◆ Available data ◆
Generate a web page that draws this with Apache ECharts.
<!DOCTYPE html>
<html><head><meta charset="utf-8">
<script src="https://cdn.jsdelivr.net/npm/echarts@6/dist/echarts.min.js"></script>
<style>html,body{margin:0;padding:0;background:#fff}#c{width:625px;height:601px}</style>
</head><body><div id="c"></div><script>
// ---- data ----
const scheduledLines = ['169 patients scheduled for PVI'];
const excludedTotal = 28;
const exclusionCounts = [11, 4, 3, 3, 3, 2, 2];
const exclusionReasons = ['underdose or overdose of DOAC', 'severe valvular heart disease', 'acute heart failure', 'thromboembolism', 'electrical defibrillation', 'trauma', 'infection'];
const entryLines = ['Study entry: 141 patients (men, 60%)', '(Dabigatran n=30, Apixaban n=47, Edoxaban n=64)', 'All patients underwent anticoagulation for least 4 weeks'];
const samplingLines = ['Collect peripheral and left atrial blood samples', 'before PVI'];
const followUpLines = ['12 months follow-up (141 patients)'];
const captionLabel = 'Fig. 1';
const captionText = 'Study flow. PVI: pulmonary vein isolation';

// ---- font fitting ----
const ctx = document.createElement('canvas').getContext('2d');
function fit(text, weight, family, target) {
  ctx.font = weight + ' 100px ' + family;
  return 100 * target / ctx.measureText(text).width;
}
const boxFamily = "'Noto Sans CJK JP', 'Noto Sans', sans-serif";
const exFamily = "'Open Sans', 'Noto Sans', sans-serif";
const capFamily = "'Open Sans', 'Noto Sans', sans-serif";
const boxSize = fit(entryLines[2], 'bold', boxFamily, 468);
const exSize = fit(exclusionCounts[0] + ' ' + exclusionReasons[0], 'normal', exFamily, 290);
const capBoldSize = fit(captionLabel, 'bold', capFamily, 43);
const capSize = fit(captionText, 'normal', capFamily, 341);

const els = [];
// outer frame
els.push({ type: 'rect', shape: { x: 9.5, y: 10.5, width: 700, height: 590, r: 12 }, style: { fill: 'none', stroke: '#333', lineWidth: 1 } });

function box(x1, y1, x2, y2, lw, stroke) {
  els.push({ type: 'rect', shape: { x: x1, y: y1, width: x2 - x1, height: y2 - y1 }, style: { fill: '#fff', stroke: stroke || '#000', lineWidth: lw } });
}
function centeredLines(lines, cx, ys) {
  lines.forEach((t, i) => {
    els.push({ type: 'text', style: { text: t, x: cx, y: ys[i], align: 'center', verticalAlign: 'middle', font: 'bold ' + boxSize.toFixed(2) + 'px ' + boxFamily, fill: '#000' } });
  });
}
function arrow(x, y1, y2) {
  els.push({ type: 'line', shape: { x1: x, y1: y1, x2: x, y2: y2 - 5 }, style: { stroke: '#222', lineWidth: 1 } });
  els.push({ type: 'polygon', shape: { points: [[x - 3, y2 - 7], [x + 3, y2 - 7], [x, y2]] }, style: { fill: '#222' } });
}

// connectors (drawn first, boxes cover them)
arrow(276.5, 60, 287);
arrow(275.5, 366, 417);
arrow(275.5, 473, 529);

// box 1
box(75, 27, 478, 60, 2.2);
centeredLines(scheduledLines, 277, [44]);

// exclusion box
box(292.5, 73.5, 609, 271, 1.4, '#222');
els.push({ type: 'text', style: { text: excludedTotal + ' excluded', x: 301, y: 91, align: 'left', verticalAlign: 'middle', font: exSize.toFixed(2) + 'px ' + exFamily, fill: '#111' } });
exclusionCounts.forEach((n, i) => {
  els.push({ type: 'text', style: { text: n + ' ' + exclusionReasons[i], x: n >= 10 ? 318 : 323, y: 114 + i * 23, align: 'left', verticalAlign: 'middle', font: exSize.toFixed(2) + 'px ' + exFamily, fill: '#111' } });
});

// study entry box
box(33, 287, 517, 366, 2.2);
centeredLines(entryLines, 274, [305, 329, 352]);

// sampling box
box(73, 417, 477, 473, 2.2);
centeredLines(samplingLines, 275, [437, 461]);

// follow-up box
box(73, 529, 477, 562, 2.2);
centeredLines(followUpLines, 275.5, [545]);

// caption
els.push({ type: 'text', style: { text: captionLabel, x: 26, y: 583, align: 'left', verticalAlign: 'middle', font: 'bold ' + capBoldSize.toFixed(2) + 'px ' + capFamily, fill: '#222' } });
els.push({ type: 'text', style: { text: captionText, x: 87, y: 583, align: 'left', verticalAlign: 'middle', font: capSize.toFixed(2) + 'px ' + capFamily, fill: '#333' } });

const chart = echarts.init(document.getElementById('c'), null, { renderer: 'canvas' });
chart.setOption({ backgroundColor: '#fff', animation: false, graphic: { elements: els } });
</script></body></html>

◆ Exercise details ◆
Word for word, quote the lines of the material from the first line through the line with "const capSize = fit(captionText, 'normal', capFamily, 341);", both ends included.

◆ Expected answer ◆
Generate a web page that draws this with Apache ECharts.
<!DOCTYPE html>
<html><head><meta charset="utf-8">
<script src="https://cdn.jsdelivr.net/npm/echarts@6/dist/echarts.min.js"></script>
<style>html,body{margin:0;padding:0;background:#fff}#c{width:625px;height:601px}</style>
</head><body><div id="c"></div><script>
// ---- data ----
const scheduledLines = ['169 patients scheduled for PVI'];
const excludedTotal = 28;
const exclusionCounts = [11, 4, 3, 3, 3, 2, 2];
const exclusionReasons = ['underdose or overdose of DOAC', 'severe valvular heart disease', 'acute heart failure', 'thromboembolism', 'electrical defibrillation', 'trauma', 'infection'];
const entryLines = ['Study entry: 141 patients (men, 60%)', '(Dabigatran n=30, Apixaban n=47, Edoxaban n=64)', 'All patients underwent anticoagulation for least 4 weeks'];
const samplingLines = ['Collect peripheral and left atrial blood samples', 'before PVI'];
const followUpLines = ['12 months follow-up (141 patients)'];
const captionLabel = 'Fig. 1';
const captionText = 'Study flow. PVI: pulmonary vein isolation';

// ---- font fitting ----
const ctx = document.createElement('canvas').getContext('2d');
function fit(text, weight, family, target) {
  ctx.font = weight + ' 100px ' + family;
  return 100 * target / ctx.measureText(text).width;
}
const boxFamily = "'Noto Sans CJK JP', 'Noto Sans', sans-serif";
const exFamily = "'Open Sans', 'Noto Sans', sans-serif";
const capFamily = "'Open Sans', 'Noto Sans', sans-serif";
const boxSize = fit(entryLines[2], 'bold', boxFamily, 468);
const exSize = fit(exclusionCounts[0] + ' ' + exclusionReasons[0], 'normal', exFamily, 290);
const capBoldSize = fit(captionLabel, 'bold', capFamily, 43);
const capSize = fit(captionText, 'normal', capFamily, 341);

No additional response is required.